From A PRELIMINARY copy Original Issue: Sept 1, 1979
Of the MC68000 16-bit Microprocessor Users Manual page D-6
 	movem M->R, long:  (An)+:    6 + 4n clock cycles**
 	movem R->M, long:  (An):     4 + 4n clock cycles**
	** internal cycles (1 internal=2 clock input cycles)
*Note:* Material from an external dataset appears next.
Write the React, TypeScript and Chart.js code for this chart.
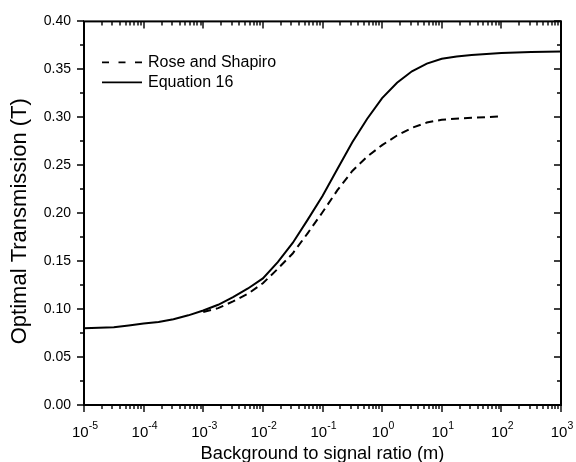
import React, { useEffect, useRef } from 'react';
import { Chart, registerables } from 'chart.js';

Chart.register(...registerables);

// ---- data (x given as log10 of background-to-signal ratio m) ----
const equation16Exp = [
  -5, -4.75, -4.5, -4.25, -4, -3.75, -3.5, -3.25, -3, -2.75, -2.5, -2.25, -2, -1.75, -1.5,
  -1.25, -1, -0.75, -0.5, -0.25, 0, 0.25, 0.5, 0.75, 1, 1.25, 1.5, 2, 2.5, 3,
];
const equation16T = [
  0.08, 0.0805, 0.0812, 0.083, 0.085, 0.0866, 0.0895, 0.0935, 0.0985, 0.1045, 0.1125, 0.1215,
  0.132, 0.149, 0.169, 0.193, 0.218, 0.246, 0.274, 0.2985, 0.32, 0.336, 0.348, 0.356, 0.361,
  0.3635, 0.365, 0.367, 0.3682, 0.3685,
];
const roseShapiroExp = [
  -3, -2.75, -2.5, -2.25, -2, -1.75, -1.5, -1.25, -1, -0.75, -0.5, -0.25, 0, 0.25, 0.5, 0.75,
  1, 1.5, 2,
];
const roseShapiroT = [
  0.097, 0.101, 0.108, 0.116, 0.127, 0.142, 0.158, 0.179, 0.201, 0.224, 0.244, 0.259, 0.271,
  0.281, 0.289, 0.2945, 0.2975, 0.2995, 0.301,
];
const seriesLabels = ['Rose and Shapiro', 'Equation 16'];
const xTickExponents = [-5, -4, -3, -2, -1, 0, 1, 2, 3];
const xMinorMultipliers = [2, 3, 4, 5, 6, 7, 8, 9];
const yTicks = [0, 0.05, 0.1, 0.15, 0.2, 0.25, 0.3, 0.35, 0.4];
const yMinorTicks = [0.025, 0.075, 0.125, 0.175, 0.225, 0.275, 0.325, 0.375];
const xTitle = 'Background to signal ratio (m)';
const yTitle = 'Optimal Transmission (T)';

const FONT = "'Liberation Sans', Arial, Helvetica, sans-serif";

const framePlugin = {
  id: 'frameAndLegend',
  afterDraw(chart: any) {
    const { ctx, chartArea } = chart;
    const { left, right, top, bottom } = chartArea;
    const xs = chart.scales.x;
    const ys = chart.scales.y;
    ctx.save();
    ctx.strokeStyle = '#000';
    ctx.fillStyle = '#000';
    ctx.lineWidth = 1.4;
    ctx.beginPath();
    const xMaj = xTickExponents.map((e) => Math.pow(10, e));
    const xMin: number[] = [];
    xTickExponents.slice(0, -1).forEach((e) =>
      xMinorMultipliers.forEach((k) => xMin.push(k * Math.pow(10, e)))
    );
    const vx = (v: number, len: number) => {
      const p = Math.round(xs.getPixelForValue(v));
      ctx.moveTo(p, bottom);
      ctx.lineTo(p, bottom + len);
      ctx.moveTo(p, top);
      ctx.lineTo(p, top + len);
    };
    xMaj.forEach((v) => vx(v, 7));
    xMin.forEach((v) => vx(v, 4));
    const hy = (v: number, len: number) => {
      const p = Math.round(ys.getPixelForValue(v));
      ctx.moveTo(left - len, p);
      ctx.lineTo(left, p);
      ctx.moveTo(right - len, p);
      ctx.lineTo(right, p);
    };
    yTicks.forEach((v) => hy(v, 7));
    yMinorTicks.forEach((v) => hy(v, 4));
    ctx.stroke();
    ctx.lineWidth = 2;
    ctx.strokeRect(left, top, right - left, bottom - top);

    // x tick labels: 10 with superscript exponent
    ctx.textBaseline = 'alphabetic';
    ctx.textAlign = 'left';
    xTickExponents.forEach((e) => {
      const px = xs.getPixelForValue(Math.pow(10, e));
      const base = '10';
      const sup = e < 0 ? '-' + String(-e) : String(e);
      ctx.font = `15px ${FONT}`;
      const wb = ctx.measureText(base).width;
      ctx.font = `10.5px ${FONT}`;
      const ws = ctx.measureText(sup).width;
      const x0 = px - (wb + ws) / 2 + 1;
      ctx.font = `15px ${FONT}`;
      ctx.fillText(base, x0, bottom + 31.7);
      ctx.font = `10.5px ${FONT}`;
      ctx.fillText(sup, x0 + wb, bottom + 24.3);
    });

    // y axis title
    ctx.save();
    ctx.translate(26, (top + bottom) / 2 + 8);
    ctx.rotate(-Math.PI / 2);
    ctx.font = `22px ${FONT}`;
    ctx.textAlign = 'center';
    ctx.textBaseline = 'alphabetic';
    ctx.fillText(yTitle, 0, 0);
    ctx.restore();

    // legend
    const lx0 = left + 18;
    const lx1 = left + 58;
    const rows = [top + 41, top + 61];
    ctx.lineWidth = 1.8;
    ctx.setLineDash([7, 9.5]);
    ctx.beginPath();
    ctx.moveTo(lx0, rows[0]);
    ctx.lineTo(lx1, rows[0]);
    ctx.stroke();
    ctx.setLineDash([]);
    ctx.beginPath();
    ctx.moveTo(lx0, rows[1]);
    ctx.lineTo(lx1, rows[1]);
    ctx.stroke();
    ctx.font = `16px ${FONT}`;
    ctx.textBaseline = 'middle';
    ctx.textAlign = 'left';
    ctx.fillText(seriesLabels[0], lx1 + 6, rows[0]);
    ctx.fillText(seriesLabels[1], lx1 + 6, rows[1]);
    ctx.restore();
  },
};

export default function App() {
  const ref = useRef<HTMLCanvasElement | null>(null);
  useEffect(() => {
    if (!ref.current) return;
    const chart = new Chart(ref.current, {
      type: 'line',
      data: {
        datasets: [
          {
            label: seriesLabels[0],
            data: roseShapiroExp.map((e, i) => ({ x: Math.pow(10, e), y: roseShapiroT[i] })),
            borderColor: '#000',
            borderWidth: 2,
            borderDash: [8, 5],
            pointRadius: 0,
            tension: 0,
            fill: false,
          },
          {
            label: seriesLabels[1],
            data: equation16Exp.map((e, i) => ({ x: Math.pow(10, e), y: equation16T[i] })),
            borderColor: '#000',
            borderWidth: 2,
            pointRadius: 0,
            tension: 0,
            fill: false,
          },
        ],
      },
      options: {
        responsive: false,
        animation: false,
        events: [],
        layout: { padding: { top: 19.5, right: 15, left: 0, bottom: 0 } },
        plugins: { legend: { display: false }, tooltip: { enabled: false } },
        scales: {
          x: {
            type: 'logarithmic',
            min: 1e-5,
            max: 1e3,
            grid: { display: false, drawTicks: false },
            border: { display: false },
            afterBuildTicks: (s: any) => {
              s.ticks = xTickExponents.map((e) => ({ value: Math.pow(10, e) }));
            },
            afterFit: (s: any) => {
              s.height = 57;
            },
            ticks: { display: false },
            title: {
              display: true,
              text: xTitle,
              color: '#000',
              font: { family: FONT, size: 18.3, lineHeight: 1 },
              padding: { top: 0, bottom: -1 },
            },
          },
          y: {
            type: 'linear',
            min: 0,
            max: 0.4,
            grid: { display: false, drawTicks: false },
            border: { display: false },
            afterBuildTicks: (s: any) => {
              s.ticks = yTicks.map((v) => ({ value: v }));
            },
            afterFit: (s: any) => {
              s.width = 84;
            },
            ticks: {
              padding: 13,
              color: '#000',
              font: { family: FONT, size: 14 },
              callback: (v: any) => Number(v).toFixed(2),
            },
          },
        },
      },
      plugins: [framePlugin],
    } as any);
    return () => chart.destroy();
  }, []);
  return (
    <div style={{ position: 'absolute', left: 0, top: 0, width: 576, height: 462, background: '#fff' }}>
      <canvas ref={ref} width={576} height={462} style={{ display: 'block' }} />
    </div>
  );
}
From the third edition 1982
Of the MC68000 16-bit Microprocessor Users Manual page 203
 	movem M->R, long:  (An)+:   12 + 8n clock cycles
 	movem R->M, long:  (An):     8 +10n clock cycles

From the fourth edition 1984
Of the MC68000 16/32-bit Microprocessor Users Manual page 214
 	movem M->R, long:  (An)+:   12 + 8n clock cycles
 	movem R->M, long:  (An):     8 + 8n clock cycles

A Dec 1982 manual on the 68010 and an Oct 1985 man on th 68000
hold with movem.l R->M (An):     8 + 8n clock cycles.


mitch
-- 
Thomas P. Mitchell (mitch@stride1.Stride.COM)
Phone: (702)322-6868	TWX: 910-395-6073	FAX: (702)322-7975
MicroSage Computer Systems Inc.
Opinions expressed are probably mine.